I also believe you are also incorrect that the ability of an organization to manage patients begins and ends at their door. CODA controls whether someone is getting treatment or not. If a patient causes problems CODA has the threat of expulsion and they can require the patient to not loiter outside as a condition of staying in the program. I don't know if they indeed do this but they certainly have the ability to do it. Perhaps it might be good to ask CODA to require their Seaside patients to follow a reasonable list of rules prohibiting the behavior you describe as objectionable?

It is clearly obvious that Seaside has drug addicts otherwise there would be no patients for CODA, that is why they are wanting to site in the city in the first place. If CODA or any other clinic does not go into the city, those addicts will still be there. It's not like addicts in Portland are going to move out to Seaside just because they are opening a clinic there. I have seen first hand what happens when a city like Portland pretends that there is not an addiction problem - the Homeless in the city of Portland have high addiction rates, everyone knows it, but if you try to mention that fact to anyone in Portland city government they will tar and feather you and ride you out of town on a rail. (along with probably now insisting you are racist) This policy of pretending addicts don't exist merely creates lots more of them and then they steal everything not nailed down to feed their addiction. If Seaside wants to head that direction well you have a perfect roadmap to do it just look East 60 miles...

Christina Buck

And right on schedule the NIMBYs come out. Like a cop isn't 100% biased against people who have substance abuse problems and need help.

You can always tell who is who on the internet comments section when the comment is riddled with misspellings, incorrect grammar, and is all about how the people who need help in our society are all lazy takers, the politicians all enablers, and the people who work hard are all victimized by society.

There are many reasons to question methadone as a long term treatment for opioid addiction. Is it the best option to helping addicts? Does it cause other health problems? Are there better ways to help people who need help?

We as a society have become all about only caring about ourselves and vilifying every single human being who is different, vulnerable, in need of assistance, or is any way not living their life exactly as WE are. It is time for us to either admit what we are - an uncaring, uncivilized, violent, hateful, self-absorbed, destructive society devoid of humanity or CHANGE and actually do things to help our fellow human beings.
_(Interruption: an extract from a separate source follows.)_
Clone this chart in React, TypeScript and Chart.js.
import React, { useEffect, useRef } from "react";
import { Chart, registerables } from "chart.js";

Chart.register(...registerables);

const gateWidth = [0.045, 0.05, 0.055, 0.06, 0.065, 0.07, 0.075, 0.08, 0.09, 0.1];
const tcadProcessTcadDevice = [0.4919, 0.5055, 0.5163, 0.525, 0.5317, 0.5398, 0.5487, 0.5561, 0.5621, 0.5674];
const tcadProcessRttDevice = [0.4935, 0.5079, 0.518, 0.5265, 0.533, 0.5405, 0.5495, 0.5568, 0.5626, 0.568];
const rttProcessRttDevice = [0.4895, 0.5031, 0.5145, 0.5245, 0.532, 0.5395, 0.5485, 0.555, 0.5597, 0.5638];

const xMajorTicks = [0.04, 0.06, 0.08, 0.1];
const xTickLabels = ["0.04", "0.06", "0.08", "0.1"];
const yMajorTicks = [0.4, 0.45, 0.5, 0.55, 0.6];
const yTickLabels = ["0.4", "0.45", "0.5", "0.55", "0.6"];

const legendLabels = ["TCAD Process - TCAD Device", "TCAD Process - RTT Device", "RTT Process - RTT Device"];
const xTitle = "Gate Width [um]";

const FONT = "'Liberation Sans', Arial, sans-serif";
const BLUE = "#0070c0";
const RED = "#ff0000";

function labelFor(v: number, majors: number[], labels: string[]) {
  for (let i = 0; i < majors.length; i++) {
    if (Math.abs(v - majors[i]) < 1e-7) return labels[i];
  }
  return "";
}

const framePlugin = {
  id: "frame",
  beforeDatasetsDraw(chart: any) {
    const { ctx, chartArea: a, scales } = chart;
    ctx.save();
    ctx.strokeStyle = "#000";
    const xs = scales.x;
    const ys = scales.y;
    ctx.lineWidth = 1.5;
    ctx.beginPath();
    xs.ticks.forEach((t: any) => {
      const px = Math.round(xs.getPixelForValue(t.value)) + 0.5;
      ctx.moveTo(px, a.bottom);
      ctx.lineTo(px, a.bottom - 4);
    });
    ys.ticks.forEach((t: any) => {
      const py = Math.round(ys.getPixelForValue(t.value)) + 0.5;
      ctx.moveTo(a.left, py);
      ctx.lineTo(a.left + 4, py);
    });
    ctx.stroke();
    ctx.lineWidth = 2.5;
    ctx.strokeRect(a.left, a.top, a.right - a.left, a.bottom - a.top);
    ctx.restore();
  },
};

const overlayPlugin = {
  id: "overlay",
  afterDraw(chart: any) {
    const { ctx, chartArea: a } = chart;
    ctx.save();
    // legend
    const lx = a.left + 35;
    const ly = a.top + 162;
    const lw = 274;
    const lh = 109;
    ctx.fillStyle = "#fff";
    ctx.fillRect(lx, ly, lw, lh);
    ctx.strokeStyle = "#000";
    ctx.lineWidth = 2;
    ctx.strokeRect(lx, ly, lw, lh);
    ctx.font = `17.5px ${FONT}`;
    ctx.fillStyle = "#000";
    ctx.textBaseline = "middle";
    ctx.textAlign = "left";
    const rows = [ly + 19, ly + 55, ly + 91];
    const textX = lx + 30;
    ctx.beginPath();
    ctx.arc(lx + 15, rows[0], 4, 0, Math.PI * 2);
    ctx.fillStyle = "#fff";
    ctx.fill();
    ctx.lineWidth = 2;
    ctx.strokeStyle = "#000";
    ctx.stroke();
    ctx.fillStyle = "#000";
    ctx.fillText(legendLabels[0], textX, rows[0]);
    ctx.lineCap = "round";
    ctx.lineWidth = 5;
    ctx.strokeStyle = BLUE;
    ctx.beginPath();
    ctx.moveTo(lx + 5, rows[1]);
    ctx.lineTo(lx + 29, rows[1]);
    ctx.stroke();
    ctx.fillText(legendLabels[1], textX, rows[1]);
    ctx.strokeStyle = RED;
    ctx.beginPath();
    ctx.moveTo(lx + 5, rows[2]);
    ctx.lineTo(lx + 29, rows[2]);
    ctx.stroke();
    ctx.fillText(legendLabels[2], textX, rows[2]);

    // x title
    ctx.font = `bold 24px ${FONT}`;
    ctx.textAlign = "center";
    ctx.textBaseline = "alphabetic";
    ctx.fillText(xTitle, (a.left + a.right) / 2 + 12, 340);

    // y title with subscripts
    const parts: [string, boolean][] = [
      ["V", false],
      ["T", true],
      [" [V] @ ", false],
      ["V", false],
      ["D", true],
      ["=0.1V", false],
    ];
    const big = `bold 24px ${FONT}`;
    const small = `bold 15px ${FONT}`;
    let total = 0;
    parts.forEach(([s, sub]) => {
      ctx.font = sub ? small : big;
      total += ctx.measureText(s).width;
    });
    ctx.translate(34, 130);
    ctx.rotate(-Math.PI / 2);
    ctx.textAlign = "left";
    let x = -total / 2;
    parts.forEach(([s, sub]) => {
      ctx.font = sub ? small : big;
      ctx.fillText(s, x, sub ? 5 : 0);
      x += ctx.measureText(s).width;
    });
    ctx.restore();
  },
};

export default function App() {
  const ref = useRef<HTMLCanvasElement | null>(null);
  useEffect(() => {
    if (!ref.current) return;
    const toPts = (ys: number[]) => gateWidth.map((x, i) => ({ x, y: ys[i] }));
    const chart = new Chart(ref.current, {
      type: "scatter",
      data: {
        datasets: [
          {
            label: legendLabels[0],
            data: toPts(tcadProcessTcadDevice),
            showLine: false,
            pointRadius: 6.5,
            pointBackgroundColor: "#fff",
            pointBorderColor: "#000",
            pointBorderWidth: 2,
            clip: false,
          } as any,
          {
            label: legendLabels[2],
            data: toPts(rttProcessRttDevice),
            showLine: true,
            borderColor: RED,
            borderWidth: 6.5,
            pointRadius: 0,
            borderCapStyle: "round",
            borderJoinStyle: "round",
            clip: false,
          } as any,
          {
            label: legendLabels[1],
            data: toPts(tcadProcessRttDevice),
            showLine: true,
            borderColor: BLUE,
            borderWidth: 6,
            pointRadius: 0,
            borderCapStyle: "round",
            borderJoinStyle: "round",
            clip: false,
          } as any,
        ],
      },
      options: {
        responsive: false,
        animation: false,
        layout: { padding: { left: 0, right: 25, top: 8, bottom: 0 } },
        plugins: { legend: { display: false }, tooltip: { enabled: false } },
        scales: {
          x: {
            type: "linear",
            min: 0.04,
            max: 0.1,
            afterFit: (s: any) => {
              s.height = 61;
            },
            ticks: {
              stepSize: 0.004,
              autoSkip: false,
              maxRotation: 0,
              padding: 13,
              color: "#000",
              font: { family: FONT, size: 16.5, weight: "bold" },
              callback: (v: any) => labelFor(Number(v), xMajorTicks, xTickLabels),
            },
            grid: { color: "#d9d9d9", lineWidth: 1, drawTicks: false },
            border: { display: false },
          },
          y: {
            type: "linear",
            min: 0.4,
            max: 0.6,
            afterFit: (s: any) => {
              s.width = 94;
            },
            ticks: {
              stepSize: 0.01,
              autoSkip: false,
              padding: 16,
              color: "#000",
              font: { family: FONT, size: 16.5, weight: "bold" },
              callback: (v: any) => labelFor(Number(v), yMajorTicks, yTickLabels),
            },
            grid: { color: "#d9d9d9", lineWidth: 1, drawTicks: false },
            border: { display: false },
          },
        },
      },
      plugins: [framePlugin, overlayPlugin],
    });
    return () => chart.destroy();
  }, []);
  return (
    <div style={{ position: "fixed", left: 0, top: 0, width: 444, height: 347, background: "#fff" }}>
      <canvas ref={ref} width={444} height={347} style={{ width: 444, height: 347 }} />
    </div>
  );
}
The pharmaceutical companies, especially the one that created Oxycontin, is responsible for the national opioid epidemic. How about we vilify them? How about we hold them responsible for the lives lost and destroyed and the fact that society now has to clean up and pay for their mess?
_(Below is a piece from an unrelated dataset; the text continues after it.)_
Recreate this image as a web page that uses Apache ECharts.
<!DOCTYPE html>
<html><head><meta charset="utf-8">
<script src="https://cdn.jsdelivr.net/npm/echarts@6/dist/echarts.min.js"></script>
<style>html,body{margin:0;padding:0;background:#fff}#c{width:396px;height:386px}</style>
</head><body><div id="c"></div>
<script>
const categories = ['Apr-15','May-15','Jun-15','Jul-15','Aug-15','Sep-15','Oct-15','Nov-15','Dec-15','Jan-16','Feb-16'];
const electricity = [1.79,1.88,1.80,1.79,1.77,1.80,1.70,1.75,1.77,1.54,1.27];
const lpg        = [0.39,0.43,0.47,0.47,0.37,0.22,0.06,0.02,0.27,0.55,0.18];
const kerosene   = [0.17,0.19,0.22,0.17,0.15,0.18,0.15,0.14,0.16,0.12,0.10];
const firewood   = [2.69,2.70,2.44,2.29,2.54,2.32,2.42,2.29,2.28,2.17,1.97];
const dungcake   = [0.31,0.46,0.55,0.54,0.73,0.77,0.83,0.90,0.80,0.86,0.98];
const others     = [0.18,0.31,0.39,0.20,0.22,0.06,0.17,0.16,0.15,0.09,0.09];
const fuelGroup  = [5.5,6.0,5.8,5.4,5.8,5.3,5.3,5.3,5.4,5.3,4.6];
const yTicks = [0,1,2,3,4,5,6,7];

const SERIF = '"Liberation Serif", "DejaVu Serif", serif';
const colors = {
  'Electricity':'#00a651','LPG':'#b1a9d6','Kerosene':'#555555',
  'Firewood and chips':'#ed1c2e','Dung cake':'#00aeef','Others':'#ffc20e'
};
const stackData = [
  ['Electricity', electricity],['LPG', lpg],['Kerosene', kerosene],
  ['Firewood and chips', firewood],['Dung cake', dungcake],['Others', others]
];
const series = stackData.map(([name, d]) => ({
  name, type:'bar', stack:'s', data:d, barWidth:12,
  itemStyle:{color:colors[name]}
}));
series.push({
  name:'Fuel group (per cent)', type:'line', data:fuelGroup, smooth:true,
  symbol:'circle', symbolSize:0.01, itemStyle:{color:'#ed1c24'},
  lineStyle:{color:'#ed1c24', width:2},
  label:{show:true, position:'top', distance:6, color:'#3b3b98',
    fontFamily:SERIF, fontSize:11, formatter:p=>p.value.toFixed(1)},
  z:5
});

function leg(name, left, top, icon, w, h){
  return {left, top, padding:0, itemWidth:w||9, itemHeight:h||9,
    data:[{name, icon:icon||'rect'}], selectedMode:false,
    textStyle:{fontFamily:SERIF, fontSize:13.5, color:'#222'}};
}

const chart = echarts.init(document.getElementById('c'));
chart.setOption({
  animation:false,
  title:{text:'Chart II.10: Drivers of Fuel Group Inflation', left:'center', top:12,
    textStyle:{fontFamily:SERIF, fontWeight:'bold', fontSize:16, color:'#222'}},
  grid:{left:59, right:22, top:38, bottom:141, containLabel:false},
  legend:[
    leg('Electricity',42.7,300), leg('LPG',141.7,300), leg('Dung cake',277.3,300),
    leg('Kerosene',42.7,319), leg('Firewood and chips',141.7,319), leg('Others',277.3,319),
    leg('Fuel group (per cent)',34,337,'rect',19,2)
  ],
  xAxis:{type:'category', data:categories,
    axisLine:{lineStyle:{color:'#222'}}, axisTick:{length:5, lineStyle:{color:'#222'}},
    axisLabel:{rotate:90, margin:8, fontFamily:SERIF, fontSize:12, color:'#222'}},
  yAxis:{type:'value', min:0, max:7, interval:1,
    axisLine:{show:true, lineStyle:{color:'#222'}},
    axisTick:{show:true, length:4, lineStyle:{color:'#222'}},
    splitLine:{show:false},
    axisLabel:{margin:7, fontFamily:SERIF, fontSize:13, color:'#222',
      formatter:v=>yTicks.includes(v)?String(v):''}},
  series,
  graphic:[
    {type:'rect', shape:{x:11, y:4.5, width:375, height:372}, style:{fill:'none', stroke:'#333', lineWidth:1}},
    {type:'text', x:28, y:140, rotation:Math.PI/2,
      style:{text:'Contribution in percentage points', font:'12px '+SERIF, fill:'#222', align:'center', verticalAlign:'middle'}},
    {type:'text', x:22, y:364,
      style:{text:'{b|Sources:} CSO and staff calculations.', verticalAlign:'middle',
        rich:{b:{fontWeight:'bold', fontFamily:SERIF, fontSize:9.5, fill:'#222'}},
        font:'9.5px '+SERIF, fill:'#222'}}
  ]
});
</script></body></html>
It is easy to vilify those who are powerless. It is easy to demonize the poor, the vulnerable, the sick, the disabled, the homeless, the addicted, the mentally ill, and even children because they all have no voice and no ability to fight those in this society with money and power who seek to harm them in every way possible. I, personally, want to live in a different world, where those who have power and wealth use that power and wealth to help the most vulnerable, not harm them further.

amber cowan

[thumbup]
Thank you

Jack Kram

I am a retired police officer, and just an FYI methadone clinics attract crime and gross disgusting activity. I have never see one yet that did not have problems, and on top of that it just makes people more lazy. But what can you say the we are in Pacific Northwest a place where the polititicians like lazy, free hand outs more rights to criminals and illegals, and if you like welfare , and you have a substannce problems you live a like a kings and never have to worry about quiting because they will give you free stuff. Oregon and Washington think that if you work hard and have lots of money your evil and they want to tax it all away from you to give to the lazy, and to fund thier state programs because they leaders are to lazy to budget right.